A lion’s looks, a rabbit’s liver

The Times of India, November 3, 2002

In our era, all idols seem to have clay feet. So too with Amartya Sen, celebrated Nobel Prize winner. Having admired his passionate writings to empower people, I am dismayed by his craven backpedalling in a report for the Pratichi Trust.

This elucidates a field study of government primary schools and Shishu Shiksha Kendras (SSKs) in three districts of West Bengal. The SSKs are parallel schools outside the standard government system. The study’s main findings:

These findings will surprise nobody familiar with the dismal state of education in India. The fundamental right to education has been sabotaged by a failed state-run model. The accountability of teachers is entirely upward to the state capital, not downward to the people they serve. Teachers’ unions with strong political connections ensure that absentee teachers are not punished. Students are disempowered, teachers’ unions are highly empowered.

The obvious solution is to empower students and disempower teachers. Instead Sen, who normally waxes eloquent on empowerment, proposes Orwellian solutions that attack fundamental rights.

The great evil is obviously the non-accountability of government teachers. But for Sen the great evil lies elsewhere. "The evil of private tuition must be uncompromisingly overcome." He argues for banning tuitions. Private suppliers of education are performing far better than government ones. Sen’s solution is to ban those that perform! All in the hope that this will somehow improve government schools in the long run.

Surely all human have a fundamental right to improve their learning. No state or Amartya Sen has any business to take away from us the right to pay for books, computers, degrees or tuitions. Like Sen, I am dismayed that government schools have failed so miserably. But the remedy cannot be to deny people the right to improve themselves with their own money.

Let’s take Sen’s thinking to its logical though Orwellian conclusions. Private tuitions must be banned because they give the rich an edge. So, logically, we should also ban all books, since the poor cannot afford them. All books should be burned, starting with Sen’s. All private schools should be shut since they do a good job, and that is unforgivable. No Indian should be allowed to go abroad for a quality education, and those already abroad must be prevented from returning (including Sen himself). There remains the dreadful possibility that, with tuition and private schools banned, rich parents might teach their children at home. Such parents must be jailed immediately.
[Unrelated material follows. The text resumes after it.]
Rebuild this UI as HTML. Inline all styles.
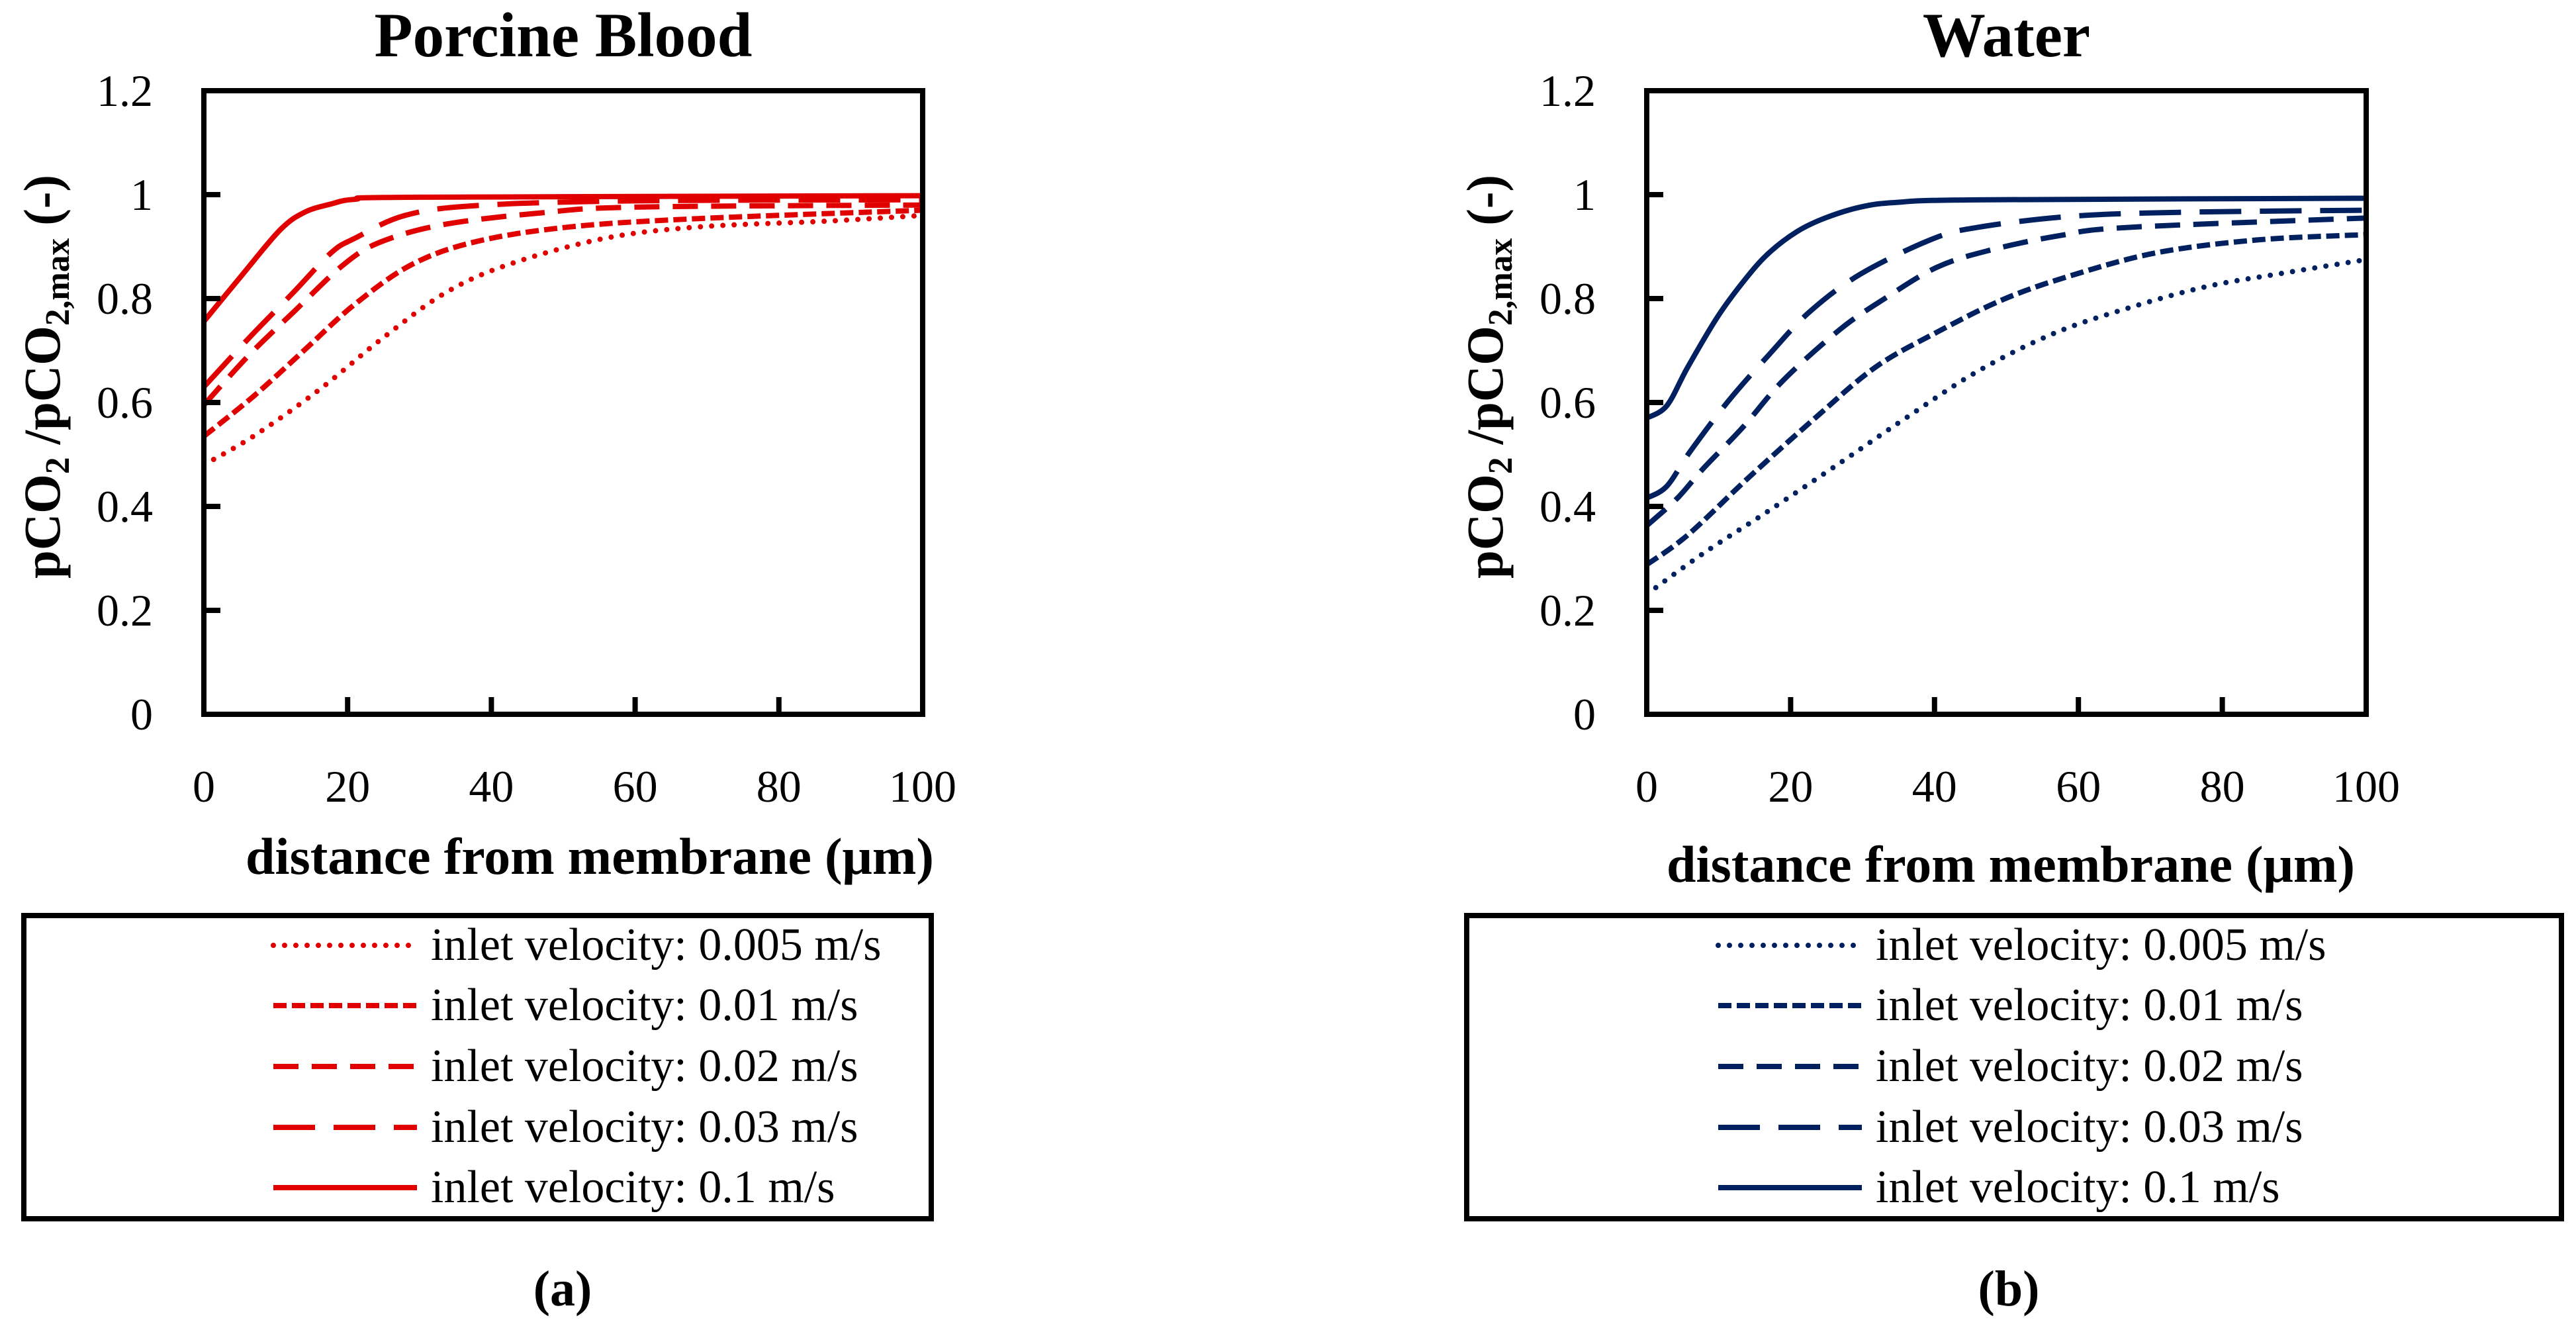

Sen’s thesis is not merely a denial of rights, it is rank hypocrisy. Sen himself has just accepted a position at Harvard University, which charges astronomical tuition fees. Rich American universities pay enormous sums to attract Nobel Prize winners. Apparently Sen can accept a cushy job in a high-tuition university in the USA, but no teacher in India should have the right to give private tuitions!

The real solution is to empower communities by giving them the authority and resources to hire, pay and discipline teachers. In China, counties hire teachers on renewable 3-year contracts. Teachers that perform can get double promotions, drones can be sacked. In India, no panchayat or Mandal has power over teachers. In Kerala, I am told, panchayats can hire and discipline veterinary doctors, but not teachers. In effect, animals are more empowered than students.

Educational vouchers are an alternative way of empowering students. The government can give all students educational vouchers, usable to pay fees in any school of their choice. Private schools should compete with government ones for students. Parents will be empowered by the right to choose schools. Schools that do not perform will lose their students, and hence their funding.

You might think that Sen, the great white knight of empowerment, would be forthright in demanding the heads of Bengali teachers who do not teach. Alas, his knees seem to turn to jelly at the thought of taking on the unions, and he runs for cover in euphemisms and worse. Moral exhortation will not work, he admits, so "institutional collaboration would be needed." He says there is "a strong case for the acceptance of much greater responsibility by school teachers." Why all this timid waffling? Why not say outright that teachers’ unions are exploiters that must be quashed?

What a sad performance from a champion of empowerment. An old Hindi phrase says it all: sher ka soorat, khargosh ka kaleja. Looks like a lion, has the liver of a rabbit.